:: RAW DATA ::
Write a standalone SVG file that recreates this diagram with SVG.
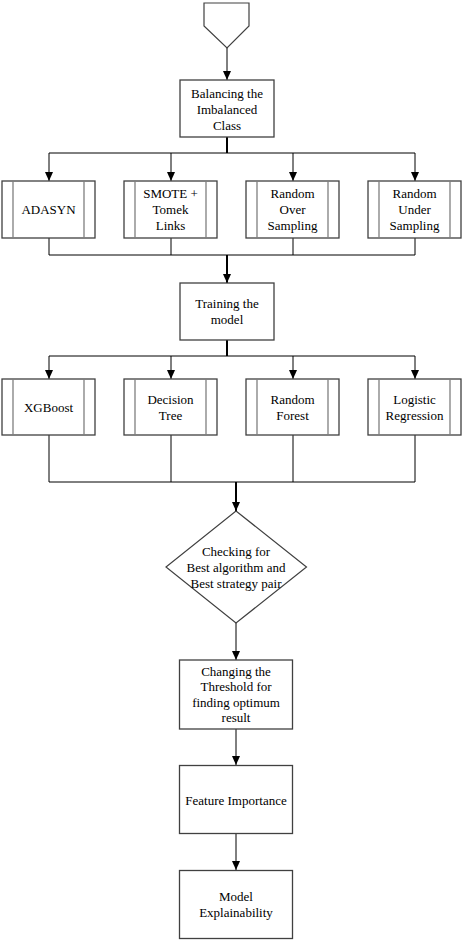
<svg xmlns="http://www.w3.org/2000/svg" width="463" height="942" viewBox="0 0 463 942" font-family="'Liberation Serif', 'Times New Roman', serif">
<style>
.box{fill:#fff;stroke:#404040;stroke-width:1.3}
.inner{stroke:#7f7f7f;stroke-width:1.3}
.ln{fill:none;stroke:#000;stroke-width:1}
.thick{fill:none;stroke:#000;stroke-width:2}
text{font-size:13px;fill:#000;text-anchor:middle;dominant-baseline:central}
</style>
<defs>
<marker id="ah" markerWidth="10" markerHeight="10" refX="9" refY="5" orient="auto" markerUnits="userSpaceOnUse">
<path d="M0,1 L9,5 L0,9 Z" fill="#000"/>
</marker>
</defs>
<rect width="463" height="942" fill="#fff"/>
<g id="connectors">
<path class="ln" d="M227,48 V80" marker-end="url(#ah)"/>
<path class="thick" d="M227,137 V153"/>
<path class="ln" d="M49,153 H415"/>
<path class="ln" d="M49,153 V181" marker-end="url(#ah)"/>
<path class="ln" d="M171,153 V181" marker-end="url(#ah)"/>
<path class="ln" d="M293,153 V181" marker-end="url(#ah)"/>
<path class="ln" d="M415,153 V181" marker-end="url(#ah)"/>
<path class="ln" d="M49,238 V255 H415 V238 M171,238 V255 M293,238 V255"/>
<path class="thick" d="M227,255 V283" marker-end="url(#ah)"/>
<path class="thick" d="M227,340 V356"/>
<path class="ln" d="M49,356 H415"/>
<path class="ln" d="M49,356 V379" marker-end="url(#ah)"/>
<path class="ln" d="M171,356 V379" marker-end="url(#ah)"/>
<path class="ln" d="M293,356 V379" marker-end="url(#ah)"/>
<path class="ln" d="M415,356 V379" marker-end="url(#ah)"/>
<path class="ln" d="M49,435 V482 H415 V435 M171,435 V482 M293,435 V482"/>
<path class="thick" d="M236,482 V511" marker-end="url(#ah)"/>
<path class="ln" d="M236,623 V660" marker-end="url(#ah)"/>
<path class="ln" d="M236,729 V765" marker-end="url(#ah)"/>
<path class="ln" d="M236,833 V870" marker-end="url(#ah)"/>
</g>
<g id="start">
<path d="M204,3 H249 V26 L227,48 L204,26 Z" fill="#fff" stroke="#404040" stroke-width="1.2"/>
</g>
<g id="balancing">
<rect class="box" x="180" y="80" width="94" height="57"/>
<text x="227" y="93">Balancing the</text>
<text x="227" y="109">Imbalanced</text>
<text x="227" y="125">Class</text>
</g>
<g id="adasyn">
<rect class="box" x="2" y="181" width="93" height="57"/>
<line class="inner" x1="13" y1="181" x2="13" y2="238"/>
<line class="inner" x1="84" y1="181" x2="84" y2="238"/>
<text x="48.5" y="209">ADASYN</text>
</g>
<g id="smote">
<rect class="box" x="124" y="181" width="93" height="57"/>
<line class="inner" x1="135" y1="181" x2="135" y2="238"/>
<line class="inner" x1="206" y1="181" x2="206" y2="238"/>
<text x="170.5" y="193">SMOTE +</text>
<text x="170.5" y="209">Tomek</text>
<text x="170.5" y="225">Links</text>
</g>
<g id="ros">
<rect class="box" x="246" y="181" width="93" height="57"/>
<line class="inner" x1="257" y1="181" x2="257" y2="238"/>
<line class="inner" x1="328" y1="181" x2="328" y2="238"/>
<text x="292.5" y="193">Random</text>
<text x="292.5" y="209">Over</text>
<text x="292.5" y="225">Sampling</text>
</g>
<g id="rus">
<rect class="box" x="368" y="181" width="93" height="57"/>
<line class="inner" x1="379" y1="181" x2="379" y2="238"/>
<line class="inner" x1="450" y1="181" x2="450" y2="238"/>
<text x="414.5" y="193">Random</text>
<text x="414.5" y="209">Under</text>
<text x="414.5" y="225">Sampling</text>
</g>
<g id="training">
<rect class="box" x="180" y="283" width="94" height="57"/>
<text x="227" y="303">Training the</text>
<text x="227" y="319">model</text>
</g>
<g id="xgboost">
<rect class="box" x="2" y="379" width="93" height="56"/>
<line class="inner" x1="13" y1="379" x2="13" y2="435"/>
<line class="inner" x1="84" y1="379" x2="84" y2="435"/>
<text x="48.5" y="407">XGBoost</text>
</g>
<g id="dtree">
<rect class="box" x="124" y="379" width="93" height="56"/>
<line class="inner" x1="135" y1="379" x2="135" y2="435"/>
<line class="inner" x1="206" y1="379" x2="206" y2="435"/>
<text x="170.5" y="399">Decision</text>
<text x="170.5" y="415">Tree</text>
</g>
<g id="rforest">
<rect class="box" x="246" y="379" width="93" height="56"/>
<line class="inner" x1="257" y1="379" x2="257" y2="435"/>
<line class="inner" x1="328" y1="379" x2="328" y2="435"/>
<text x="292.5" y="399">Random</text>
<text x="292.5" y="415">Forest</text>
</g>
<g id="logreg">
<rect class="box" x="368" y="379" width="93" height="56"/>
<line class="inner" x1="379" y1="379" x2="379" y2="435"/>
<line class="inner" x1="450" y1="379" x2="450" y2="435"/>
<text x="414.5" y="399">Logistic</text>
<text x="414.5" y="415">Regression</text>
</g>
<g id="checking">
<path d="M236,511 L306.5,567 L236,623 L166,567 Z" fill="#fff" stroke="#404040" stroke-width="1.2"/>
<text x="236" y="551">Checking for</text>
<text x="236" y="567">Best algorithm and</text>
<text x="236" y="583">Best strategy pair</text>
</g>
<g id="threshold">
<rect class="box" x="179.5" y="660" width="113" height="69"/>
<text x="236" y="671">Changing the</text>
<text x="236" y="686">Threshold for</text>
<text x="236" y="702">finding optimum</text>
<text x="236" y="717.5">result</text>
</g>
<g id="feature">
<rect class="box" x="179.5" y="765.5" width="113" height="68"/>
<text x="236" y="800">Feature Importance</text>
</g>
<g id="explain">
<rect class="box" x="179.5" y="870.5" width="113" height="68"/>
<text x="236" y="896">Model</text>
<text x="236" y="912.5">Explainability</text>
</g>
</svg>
:::
INSTRUCTIONS FOR THE TASK
Transcribe the listing in full and omit the pictures.

ANSWER FOR THIS EXERCISE
Write a standalone SVG file that recreates this diagram with SVG.
<svg xmlns="http://www.w3.org/2000/svg" width="463" height="942" viewBox="0 0 463 942" font-family="'Liberation Serif', 'Times New Roman', serif">
<style>
.box{fill:#fff;stroke:#404040;stroke-width:1.3}
.inner{stroke:#7f7f7f;stroke-width:1.3}
.ln{fill:none;stroke:#000;stroke-width:1}
.thick{fill:none;stroke:#000;stroke-width:2}
text{font-size:13px;fill:#000;text-anchor:middle;dominant-baseline:central}
</style>
<defs>
<marker id="ah" markerWidth="10" markerHeight="10" refX="9" refY="5" orient="auto" markerUnits="userSpaceOnUse">
<path d="M0,1 L9,5 L0,9 Z" fill="#000"/>
</marker>
</defs>
<rect width="463" height="942" fill="#fff"/>
<g id="connectors">
<path class="ln" d="M227,48 V80" marker-end="url(#ah)"/>
<path class="thick" d="M227,137 V153"/>
<path class="ln" d="M49,153 H415"/>
<path class="ln" d="M49,153 V181" marker-end="url(#ah)"/>
<path class="ln" d="M171,153 V181" marker-end="url(#ah)"/>
<path class="ln" d="M293,153 V181" marker-end="url(#ah)"/>
<path class="ln" d="M415,153 V181" marker-end="url(#ah)"/>
<path class="ln" d="M49,238 V255 H415 V238 M171,238 V255 M293,238 V255"/>
<path class="thick" d="M227,255 V283" marker-end="url(#ah)"/>
<path class="thick" d="M227,340 V356"/>
<path class="ln" d="M49,356 H415"/>
<path class="ln" d="M49,356 V379" marker-end="url(#ah)"/>
<path class="ln" d="M171,356 V379" marker-end="url(#ah)"/>
<path class="ln" d="M293,356 V379" marker-end="url(#ah)"/>
<path class="ln" d="M415,356 V379" marker-end="url(#ah)"/>
<path class="ln" d="M49,435 V482 H415 V435 M171,435 V482 M293,435 V482"/>
<path class="thick" d="M236,482 V511" marker-end="url(#ah)"/>
<path class="ln" d="M236,623 V660" marker-end="url(#ah)"/>
<path class="ln" d="M236,729 V765" marker-end="url(#ah)"/>
<path class="ln" d="M236,833 V870" marker-end="url(#ah)"/>
</g>
<g id="start">
<path d="M204,3 H249 V26 L227,48 L204,26 Z" fill="#fff" stroke="#404040" stroke-width="1.2"/>
</g>
<g id="balancing">
<rect class="box" x="180" y="80" width="94" height="57"/>
<text x="227" y="93">Balancing the</text>
<text x="227" y="109">Imbalanced</text>
<text x="227" y="125">Class</text>
</g>
<g id="adasyn">
<rect class="box" x="2" y="181" width="93" height="57"/>
<line class="inner" x1="13" y1="181" x2="13" y2="238"/>
<line class="inner" x1="84" y1="181" x2="84" y2="238"/>
<text x="48.5" y="209">ADASYN</text>
</g>
<g id="smote">
<rect class="box" x="124" y="181" width="93" height="57"/>
<line class="inner" x1="135" y1="181" x2="135" y2="238"/>
<line class="inner" x1="206" y1="181" x2="206" y2="238"/>
<text x="170.5" y="193">SMOTE +</text>
<text x="170.5" y="209">Tomek</text>
<text x="170.5" y="225">Links</text>
</g>
<g id="ros">
<rect class="box" x="246" y="181" width="93" height="57"/>
<line class="inner" x1="257" y1="181" x2="257" y2="238"/>
<line class="inner" x1="328" y1="181" x2="328" y2="238"/>
<text x="292.5" y="193">Random</text>
<text x="292.5" y="209">Over</text>
<text x="292.5" y="225">Sampling</text>
</g>
<g id="rus">
<rect class="box" x="368" y="181" width="93" height="57"/>
<line class="inner" x1="379" y1="181" x2="379" y2="238"/>
<line class="inner" x1="450" y1="181" x2="450" y2="238"/>
<text x="414.5" y="193">Random</text>
<text x="414.5" y="209">Under</text>
<text x="414.5" y="225">Sampling</text>
</g>
<g id="training">
<rect class="box" x="180" y="283" width="94" height="57"/>
<text x="227" y="303">Training the</text>
<text x="227" y="319">model</text>
</g>
<g id="xgboost">
<rect class="box" x="2" y="379" width="93" height="56"/>
<line class="inner" x1="13" y1="379" x2="13" y2="435"/>
<line class="inner" x1="84" y1="379" x2="84" y2="435"/>
<text x="48.5" y="407">XGBoost</text>
</g>
<g id="dtree">
<rect class="box" x="124" y="379" width="93" height="56"/>
<line class="inner" x1="135" y1="379" x2="135" y2="435"/>
<line class="inner" x1="206" y1="379" x2="206" y2="435"/>
<text x="170.5" y="399">Decision</text>
<text x="170.5" y="415">Tree</text>
</g>
<g id="rforest">
<rect class="box" x="246" y="379" width="93" height="56"/>
<line class="inner" x1="257" y1="379" x2="257" y2="435"/>
<line class="inner" x1="328" y1="379" x2="328" y2="435"/>
<text x="292.5" y="399">Random</text>
<text x="292.5" y="415">Forest</text>
</g>
<g id="logreg">
<rect class="box" x="368" y="379" width="93" height="56"/>
<line class="inner" x1="379" y1="379" x2="379" y2="435"/>
<line class="inner" x1="450" y1="379" x2="450" y2="435"/>
<text x="414.5" y="399">Logistic</text>
<text x="414.5" y="415">Regression</text>
</g>
<g id="checking">
<path d="M236,511 L306.5,567 L236,623 L166,567 Z" fill="#fff" stroke="#404040" stroke-width="1.2"/>
<text x="236" y="551">Checking for</text>
<text x="236" y="567">Best algorithm and</text>
<text x="236" y="583">Best strategy pair</text>
</g>
<g id="threshold">
<rect class="box" x="179.5" y="660" width="113" height="69"/>
<text x="236" y="671">Changing the</text>
<text x="236" y="686">Threshold for</text>
<text x="236" y="702">finding optimum</text>
<text x="236" y="717.5">result</text>
</g>
<g id="feature">
<rect class="box" x="179.5" y="765.5" width="113" height="68"/>
<text x="236" y="800">Feature Importance</text>
</g>
<g id="explain">
<rect class="box" x="179.5" y="870.5" width="113" height="68"/>
<text x="236" y="896">Model</text>
<text x="236" y="912.5">Explainability</text>
</g>
</svg>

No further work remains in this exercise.